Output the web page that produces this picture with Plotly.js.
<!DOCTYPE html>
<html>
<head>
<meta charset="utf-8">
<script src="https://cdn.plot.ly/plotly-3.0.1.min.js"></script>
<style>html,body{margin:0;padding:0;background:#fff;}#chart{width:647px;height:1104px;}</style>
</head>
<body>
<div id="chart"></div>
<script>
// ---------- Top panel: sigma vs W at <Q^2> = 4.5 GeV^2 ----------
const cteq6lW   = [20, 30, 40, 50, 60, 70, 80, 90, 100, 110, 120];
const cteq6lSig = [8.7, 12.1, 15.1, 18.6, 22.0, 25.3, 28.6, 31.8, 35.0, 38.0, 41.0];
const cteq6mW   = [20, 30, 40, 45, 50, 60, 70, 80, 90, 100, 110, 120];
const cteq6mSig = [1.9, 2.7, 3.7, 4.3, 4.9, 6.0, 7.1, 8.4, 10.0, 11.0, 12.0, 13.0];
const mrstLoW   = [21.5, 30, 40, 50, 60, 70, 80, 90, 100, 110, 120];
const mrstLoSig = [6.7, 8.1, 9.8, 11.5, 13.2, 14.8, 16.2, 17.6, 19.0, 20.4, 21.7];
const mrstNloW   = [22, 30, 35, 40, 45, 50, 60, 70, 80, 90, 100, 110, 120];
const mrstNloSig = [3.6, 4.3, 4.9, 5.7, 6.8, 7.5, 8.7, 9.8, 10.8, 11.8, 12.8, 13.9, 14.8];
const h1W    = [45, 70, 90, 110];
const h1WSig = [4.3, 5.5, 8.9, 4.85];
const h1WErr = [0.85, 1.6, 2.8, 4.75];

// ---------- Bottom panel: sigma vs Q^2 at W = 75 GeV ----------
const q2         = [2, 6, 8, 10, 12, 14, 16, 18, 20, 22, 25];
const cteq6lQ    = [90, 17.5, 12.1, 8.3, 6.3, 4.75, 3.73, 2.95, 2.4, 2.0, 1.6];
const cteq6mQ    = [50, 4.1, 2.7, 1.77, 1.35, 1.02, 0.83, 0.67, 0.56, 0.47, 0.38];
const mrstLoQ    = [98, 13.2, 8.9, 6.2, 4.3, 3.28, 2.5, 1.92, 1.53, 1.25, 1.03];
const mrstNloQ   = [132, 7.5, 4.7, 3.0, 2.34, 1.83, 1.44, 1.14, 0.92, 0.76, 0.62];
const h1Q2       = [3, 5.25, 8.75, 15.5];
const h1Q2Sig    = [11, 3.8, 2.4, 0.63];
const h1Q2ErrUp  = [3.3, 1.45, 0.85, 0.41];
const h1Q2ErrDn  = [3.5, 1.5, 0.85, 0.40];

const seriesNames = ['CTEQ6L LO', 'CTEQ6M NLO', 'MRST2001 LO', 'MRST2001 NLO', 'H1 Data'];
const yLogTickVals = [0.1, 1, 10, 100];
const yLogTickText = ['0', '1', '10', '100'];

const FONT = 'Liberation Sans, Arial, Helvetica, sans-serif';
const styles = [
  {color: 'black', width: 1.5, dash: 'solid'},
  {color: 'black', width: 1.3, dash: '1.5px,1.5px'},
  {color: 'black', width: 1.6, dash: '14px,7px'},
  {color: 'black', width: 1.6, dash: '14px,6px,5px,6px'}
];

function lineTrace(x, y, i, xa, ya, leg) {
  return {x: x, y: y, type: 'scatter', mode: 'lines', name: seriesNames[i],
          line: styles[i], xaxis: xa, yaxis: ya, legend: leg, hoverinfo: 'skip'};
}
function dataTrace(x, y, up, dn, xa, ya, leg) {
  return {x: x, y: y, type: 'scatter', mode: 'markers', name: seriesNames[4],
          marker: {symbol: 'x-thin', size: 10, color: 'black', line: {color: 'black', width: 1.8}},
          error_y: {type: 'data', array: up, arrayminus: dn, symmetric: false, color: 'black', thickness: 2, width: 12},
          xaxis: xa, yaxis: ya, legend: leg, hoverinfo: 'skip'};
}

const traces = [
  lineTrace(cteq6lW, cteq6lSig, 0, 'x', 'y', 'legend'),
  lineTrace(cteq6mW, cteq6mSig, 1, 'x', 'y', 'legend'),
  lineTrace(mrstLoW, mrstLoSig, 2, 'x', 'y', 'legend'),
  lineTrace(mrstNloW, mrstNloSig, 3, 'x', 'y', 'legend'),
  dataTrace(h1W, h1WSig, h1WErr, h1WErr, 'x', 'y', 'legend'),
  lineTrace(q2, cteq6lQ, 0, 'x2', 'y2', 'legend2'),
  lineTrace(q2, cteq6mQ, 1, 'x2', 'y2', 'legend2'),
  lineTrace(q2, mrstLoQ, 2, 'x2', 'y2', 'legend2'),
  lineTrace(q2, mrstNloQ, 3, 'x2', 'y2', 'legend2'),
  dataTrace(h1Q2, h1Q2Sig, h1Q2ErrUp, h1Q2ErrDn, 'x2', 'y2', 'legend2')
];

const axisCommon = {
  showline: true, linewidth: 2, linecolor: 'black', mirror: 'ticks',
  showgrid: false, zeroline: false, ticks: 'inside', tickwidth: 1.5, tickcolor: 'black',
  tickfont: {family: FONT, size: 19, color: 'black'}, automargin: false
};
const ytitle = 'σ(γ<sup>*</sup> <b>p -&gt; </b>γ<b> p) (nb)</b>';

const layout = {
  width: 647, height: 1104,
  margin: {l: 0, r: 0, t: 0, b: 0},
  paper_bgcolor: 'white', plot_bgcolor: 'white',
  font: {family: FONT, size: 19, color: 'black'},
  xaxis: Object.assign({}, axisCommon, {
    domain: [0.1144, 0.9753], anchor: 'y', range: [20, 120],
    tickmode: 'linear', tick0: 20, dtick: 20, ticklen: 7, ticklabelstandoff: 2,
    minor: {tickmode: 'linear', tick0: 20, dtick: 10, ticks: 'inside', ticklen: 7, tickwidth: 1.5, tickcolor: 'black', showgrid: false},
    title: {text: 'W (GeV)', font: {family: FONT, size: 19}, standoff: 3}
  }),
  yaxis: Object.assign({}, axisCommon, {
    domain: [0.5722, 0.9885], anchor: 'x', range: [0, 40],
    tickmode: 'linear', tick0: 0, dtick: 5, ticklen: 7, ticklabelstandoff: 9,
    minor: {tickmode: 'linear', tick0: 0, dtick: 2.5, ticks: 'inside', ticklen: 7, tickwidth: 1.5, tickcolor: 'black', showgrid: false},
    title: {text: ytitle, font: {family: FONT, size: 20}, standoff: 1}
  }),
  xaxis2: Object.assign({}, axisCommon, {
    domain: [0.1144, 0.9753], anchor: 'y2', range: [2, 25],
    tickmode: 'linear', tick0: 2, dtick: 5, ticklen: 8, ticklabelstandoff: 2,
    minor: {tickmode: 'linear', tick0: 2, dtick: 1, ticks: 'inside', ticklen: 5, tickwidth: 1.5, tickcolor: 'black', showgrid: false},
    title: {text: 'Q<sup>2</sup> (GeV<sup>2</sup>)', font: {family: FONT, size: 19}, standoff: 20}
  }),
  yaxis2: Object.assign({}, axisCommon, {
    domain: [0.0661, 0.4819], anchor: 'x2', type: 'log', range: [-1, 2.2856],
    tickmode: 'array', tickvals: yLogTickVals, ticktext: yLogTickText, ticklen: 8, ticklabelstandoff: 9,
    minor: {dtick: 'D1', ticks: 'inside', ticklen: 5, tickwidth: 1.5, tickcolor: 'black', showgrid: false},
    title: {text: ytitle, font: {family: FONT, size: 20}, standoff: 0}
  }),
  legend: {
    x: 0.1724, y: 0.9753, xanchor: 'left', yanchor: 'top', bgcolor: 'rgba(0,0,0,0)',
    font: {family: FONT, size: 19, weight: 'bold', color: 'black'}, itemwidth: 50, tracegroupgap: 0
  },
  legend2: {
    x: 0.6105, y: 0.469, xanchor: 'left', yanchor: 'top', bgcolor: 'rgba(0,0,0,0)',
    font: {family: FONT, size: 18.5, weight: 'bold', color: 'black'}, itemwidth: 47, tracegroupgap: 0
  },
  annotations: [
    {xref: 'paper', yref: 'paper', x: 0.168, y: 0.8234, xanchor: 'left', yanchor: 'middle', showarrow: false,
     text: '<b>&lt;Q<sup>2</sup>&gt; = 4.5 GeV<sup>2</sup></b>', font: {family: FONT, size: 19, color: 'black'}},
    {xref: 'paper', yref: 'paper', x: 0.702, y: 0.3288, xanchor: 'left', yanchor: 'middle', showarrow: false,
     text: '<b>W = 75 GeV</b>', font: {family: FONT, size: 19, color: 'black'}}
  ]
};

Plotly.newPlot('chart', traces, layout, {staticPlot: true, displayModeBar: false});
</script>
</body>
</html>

┄┄┄┄┄┄

What the task asks
Only the lines from the first line of the material above through the line that contains "const h1WErr = [0.85, 1.6, 2.8, 4.75];" should be quoted, each one exactly.

Finished task
Output the web page that produces this picture with Plotly.js.
<!DOCTYPE html>
<html>
<head>
<meta charset="utf-8">
<script src="https://cdn.plot.ly/plotly-3.0.1.min.js"></script>
<style>html,body{margin:0;padding:0;background:#fff;}#chart{width:647px;height:1104px;}</style>
</head>
<body>
<div id="chart"></div>
<script>
// ---------- Top panel: sigma vs W at <Q^2> = 4.5 GeV^2 ----------
const cteq6lW   = [20, 30, 40, 50, 60, 70, 80, 90, 100, 110, 120];
const cteq6lSig = [8.7, 12.1, 15.1, 18.6, 22.0, 25.3, 28.6, 31.8, 35.0, 38.0, 41.0];
const cteq6mW   = [20, 30, 40, 45, 50, 60, 70, 80, 90, 100, 110, 120];
const cteq6mSig = [1.9, 2.7, 3.7, 4.3, 4.9, 6.0, 7.1, 8.4, 10.0, 11.0, 12.0, 13.0];
const mrstLoW   = [21.5, 30, 40, 50, 60, 70, 80, 90, 100, 110, 120];
const mrstLoSig = [6.7, 8.1, 9.8, 11.5, 13.2, 14.8, 16.2, 17.6, 19.0, 20.4, 21.7];
const mrstNloW   = [22, 30, 35, 40, 45, 50, 60, 70, 80, 90, 100, 110, 120];
const mrstNloSig = [3.6, 4.3, 4.9, 5.7, 6.8, 7.5, 8.7, 9.8, 10.8, 11.8, 12.8, 13.9, 14.8];
const h1W    = [45, 70, 90, 110];
const h1WSig = [4.3, 5.5, 8.9, 4.85];
const h1WErr = [0.85, 1.6, 2.8, 4.75];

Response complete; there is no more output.